Anonymous sale, Monaco, Sotheby's, 8 December 1984, lot 386;

Anonymous sale ("Property of a Gentleman"), London, Sotheby's, 3 July 1997, lot 74;
There purchased by the present collector.

Condition

The following condition report has been provided by Simon Parkes of Simon Parkes Art Conservation, Inc. 502 East 74th St. New York, NY 212-734-3920, simonparkes@msn.com , an independent restorer who is not an employee of Sotheby's. This amusing painting is in beautiful condition. The paint layer has recently been cleaned and varnished. There are no restorations clearly visibly under ultraviolet light, except possibly in the center of the sky. All of the details throughout the figures and landscape are very well preserved and if the varnish were to be freshened, the painting could be hung as is.
"This lot is offered for sale subject to Sotheby's Conditions of Business, which are available on request and printed in Sotheby's sale catalogues. The independent reports contained in this document are provided for prospective bidders' information only and without warranty by Sotheby's or the Seller."

Catalogue Note

Although better known during his lifetime as a portrait painter, Trinquesse's favorite subject was the pursuit of love and carnal pleasure in either the confines of the boudoir or in fanciful romantic landscape environs as seen in this titillating scene. In the center of the composition we see an elegant maiden lying with her yellow satin skirts billowing up around her waist and putti igniting the "fires of love" while above the heavens are trying to put them out with torrents of water.   The men, eager for a different outcome, raise their umbrellas determined to keep the fires burning.
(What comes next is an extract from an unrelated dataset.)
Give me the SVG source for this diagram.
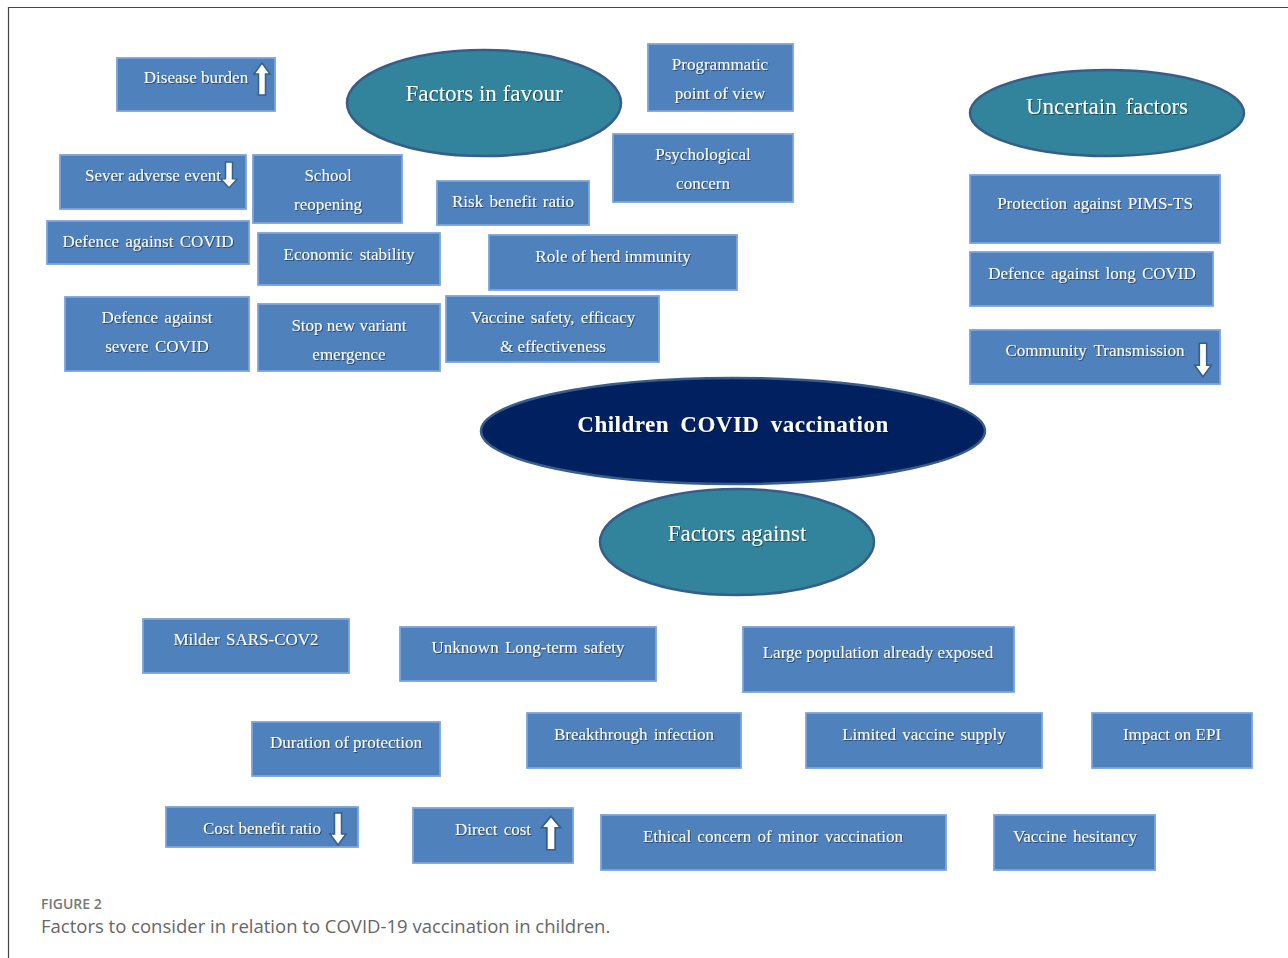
<svg xmlns="http://www.w3.org/2000/svg" width="1288" height="958" viewBox="0 0 1288 958">
<defs>
<filter id="ts" x="-5%" y="-20%" width="110%" height="140%">
<feDropShadow dx="1" dy="1" stdDeviation="0.6" flood-color="#000" flood-opacity="0.45"/>
</filter>
<path id="up" d="M0,-16 L8,-5 L3.5,-5 L3.5,16 L-3.5,16 L-3.5,-5 L-8,-5 Z"/>
<path id="down" d="M0,16 L8,5 L3.5,5 L3.5,-16 L-3.5,-16 L-3.5,5 L-8,5 Z"/>
</defs>
<style>
.box{fill:#4F81BD;stroke:#7BA4DA;stroke-width:1.8}
.ell{fill:#31849B;stroke:#385D8A;stroke-width:2.5}
.main{fill:#002060;stroke:#385D8A;stroke-width:2.5}
.t{font-family:"Liberation Serif","Times New Roman",serif;font-size:17px;fill:#fff;text-anchor:middle;filter:url(#ts)}
.et{font-family:"Liberation Serif","Times New Roman",serif;font-size:23px;fill:#fff;text-anchor:middle;filter:url(#ts)}
.arr{fill:#fff;stroke:#385D8A;stroke-width:1.5}
.cap1{font-family:"Open Sans","Liberation Sans",sans-serif;font-size:14px;fill:#777;font-weight:600}
.cap2{font-family:"Open Sans","Liberation Sans",sans-serif;font-size:18.5px;fill:#666}
</style>
<rect width="1288" height="958" fill="#fff"/>
<path d="M1288,7.5 H8.5 V958" fill="none" stroke="#444" stroke-width="1.2"/>

<g id="factors-in-favour"><ellipse class="ell" cx="484" cy="103" rx="137" ry="53"/><text class="et" x="484" y="101">Factors in favour</text></g>
<g id="uncertain-factors"><ellipse class="ell" cx="1107" cy="113" rx="137" ry="43"/><text class="et" x="1107" y="114" word-spacing="3">Uncertain factors</text></g>
<g id="children-covid-vaccination"><ellipse class="main" cx="733" cy="431" rx="252" ry="53"/><text class="et" x="733" y="432" font-weight="bold" letter-spacing="0.5" word-spacing="5">Children COVID vaccination</text></g>
<g id="factors-against"><ellipse class="ell" cx="737" cy="542" rx="137" ry="53"/><text class="et" x="737" y="541">Factors against</text></g>

<g id="disease-burden"><rect class="box" x="117" y="58" width="158" height="53"/><text class="t" x="196" y="83">Disease burden</text><use href="#up" class="arr" transform="translate(262,79)"/></g>
<g id="sever-adverse-event"><rect class="box" x="60" y="155" width="186" height="54"/><text class="t" x="153" y="181">Sever adverse event</text><use href="#down" class="arr" transform="translate(229,175) scale(1,0.8)"/></g>
<g id="school-reopening"><rect class="box" x="253" y="155" width="149" height="68"/><text class="t" x="328" y="181">School</text><text class="t" x="328" y="210">reopening</text></g>
<g id="defence-covid"><rect class="box" x="47" y="221" width="202" height="43"/><text class="t" x="148" y="247" word-spacing="2">Defence against COVID</text></g>
<g id="economic-stability"><rect class="box" x="258" y="233" width="182" height="52"/><text class="t" x="349" y="260" word-spacing="3">Economic stability</text></g>
<g id="defence-severe"><rect class="box" x="65" y="297" width="184" height="74"/><text class="t" x="157" y="323" word-spacing="2">Defence against</text><text class="t" x="157" y="352" word-spacing="2">severe COVID</text></g>
<g id="stop-variant"><rect class="box" x="258" y="304" width="182" height="67"/><text class="t" x="349" y="331">Stop new variant</text><text class="t" x="349" y="360">emergence</text></g>
<g id="risk-benefit"><rect class="box" x="437" y="181" width="152" height="44"/><text class="t" x="513" y="207" word-spacing="2">Risk benefit ratio</text></g>
<g id="herd-immunity"><rect class="box" x="489" y="235" width="248" height="55"/><text class="t" x="613" y="262">Role of herd immunity</text></g>
<g id="vaccine-safety"><rect class="box" x="446" y="296" width="213" height="66"/><text class="t" x="553" y="323" word-spacing="2">Vaccine safety, efficacy</text><text class="t" x="553" y="352">&amp; effectiveness</text></g>
<g id="programmatic"><rect class="box" x="648" y="44" width="145" height="67"/><text class="t" x="720" y="70">Programmatic</text><text class="t" x="720" y="99">point of view</text></g>
<g id="psychological"><rect class="box" x="613" y="134" width="180" height="68"/><text class="t" x="703" y="160">Psychological</text><text class="t" x="703" y="189">concern</text></g>

<g id="pims-ts"><rect class="box" x="970" y="175" width="250" height="68"/><text class="t" x="1095" y="209" word-spacing="2">Protection against PIMS-TS</text></g>
<g id="long-covid"><rect class="box" x="970" y="252" width="243" height="54"/><text class="t" x="1092" y="279" word-spacing="2">Defence against long COVID</text></g>
<g id="community-transmission"><rect class="box" x="970" y="330" width="250" height="54"/><text class="t" x="1095" y="356" word-spacing="3">Community Transmission</text><use href="#down" class="arr" transform="translate(1203,360) scale(1.05,1.05)"/></g>

<g id="milder"><rect class="box" x="143" y="619" width="206" height="54"/><text class="t" x="246" y="645" word-spacing="2">Milder SARS-COV2</text></g>
<g id="unknown-safety"><rect class="box" x="400" y="627" width="256" height="54"/><text class="t" x="528" y="653" word-spacing="2">Unknown Long-term safety</text></g>
<g id="large-population"><rect class="box" x="743" y="627" width="271" height="65"/><text class="t" x="878" y="658">Large population already exposed</text></g>
<g id="duration"><rect class="box" x="252" y="722" width="188" height="54"/><text class="t" x="346" y="748">Duration of protection</text></g>
<g id="breakthrough"><rect class="box" x="527" y="713" width="214" height="55"/><text class="t" x="634" y="740" word-spacing="2">Breakthrough infection</text></g>
<g id="limited-supply"><rect class="box" x="806" y="713" width="236" height="55"/><text class="t" x="924" y="740" word-spacing="2">Limited vaccine supply</text></g>
<g id="impact-epi"><rect class="box" x="1092" y="713" width="160" height="55"/><text class="t" x="1172" y="740">Impact on EPI</text></g>
<g id="cost-benefit"><rect class="box" x="166" y="807" width="192" height="40"/><text class="t" x="262" y="834">Cost benefit ratio</text><use href="#down" class="arr" transform="translate(338,829)"/></g>
<g id="direct-cost"><rect class="box" x="413" y="808" width="160" height="55"/><text class="t" x="493" y="835" word-spacing="2">Direct cost</text><use href="#up" class="arr" transform="translate(551,833) scale(1.2,1.05)"/></g>
<g id="ethical"><rect class="box" x="601" y="815" width="345" height="55"/><text class="t" x="773" y="842" word-spacing="2">Ethical concern of minor vaccination</text></g>
<g id="hesitancy"><rect class="box" x="994" y="815" width="161" height="55"/><text class="t" x="1075" y="842" word-spacing="2">Vaccine hesitancy</text></g>

<g id="connectors"></g>

<text class="cap1" x="41" y="909">FIGURE 2</text>
<text class="cap2" x="41" y="933">Factors to consider in relation to COVID-19 vaccination in children.</text>
</svg>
Trinquesse here displays his theatrical gift for comic intrigue that would have impressed even his contemporary the playwright Beaumarchais.
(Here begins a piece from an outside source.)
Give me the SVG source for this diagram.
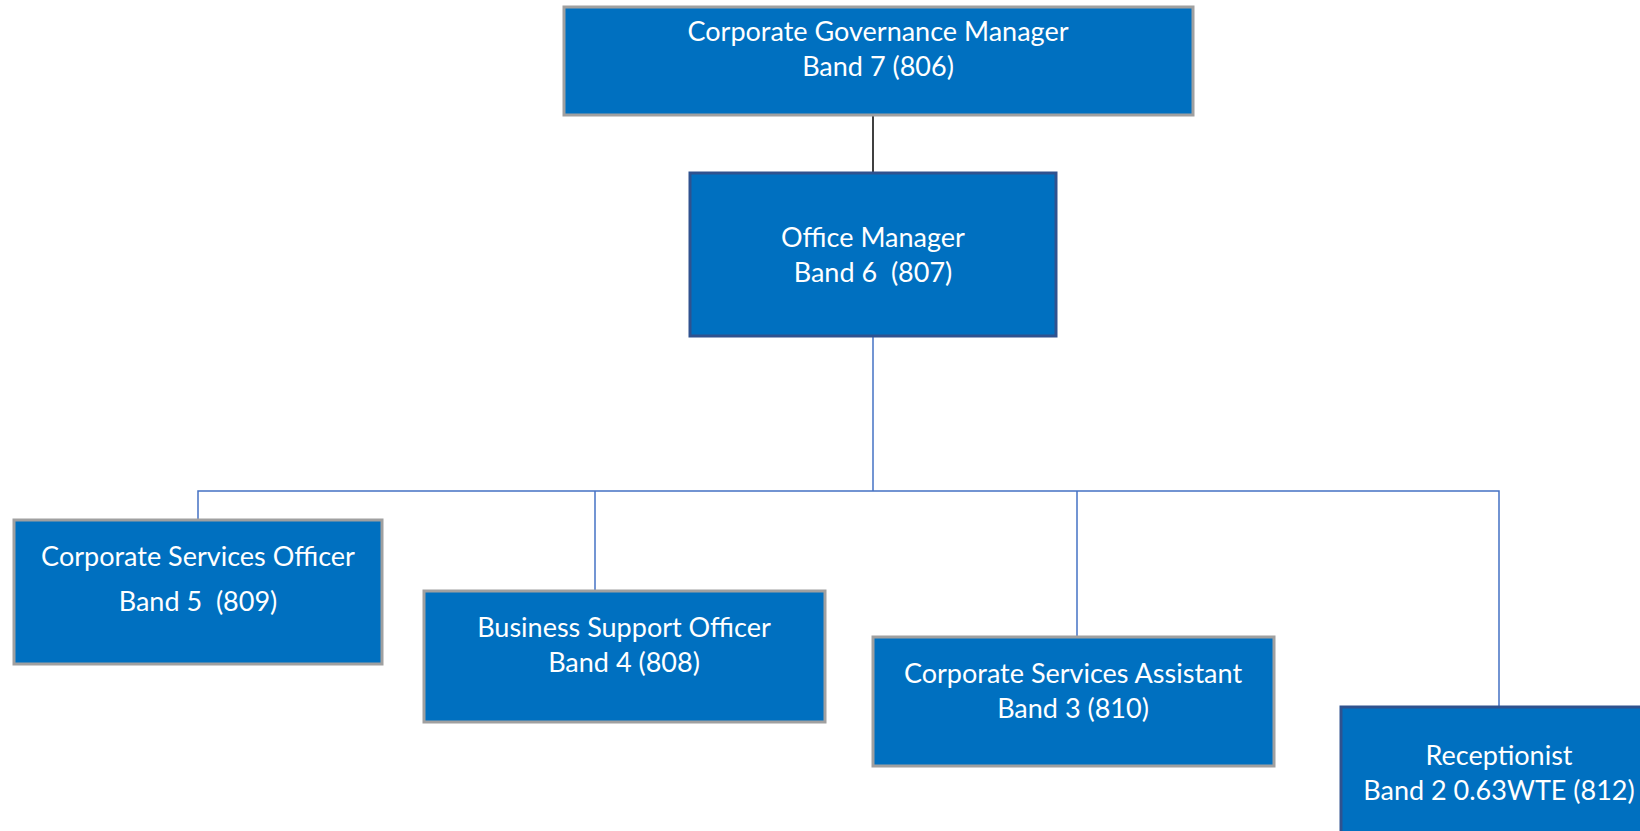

Trinquesse's artistic style owes much to the depictions of romantic dalliances by the earlier generation of French artists, including Fragonard, Watteau, de Troy and Boucher. Indeed one of Fragonard's most erotic works at the Louvre shares this title "Feu au Poudres".  A petit maître who operated outside the academic establishment during the reign of Louis XVI, Trinquesse trained in Paris at the Académie Royale and in The Hague, and exhibited at the Salon de la Correspondance, an independent learned society devoted to the encouragement of the arts and sciences, organized by Pahin de la Blancherie. During his lifetime, Trinquesse earned a respected position as a portraitist, counting among his patrons the Vicomtesse de Laval and the Duc de Cossé-Brissac, as well as artists, architects and men of letters.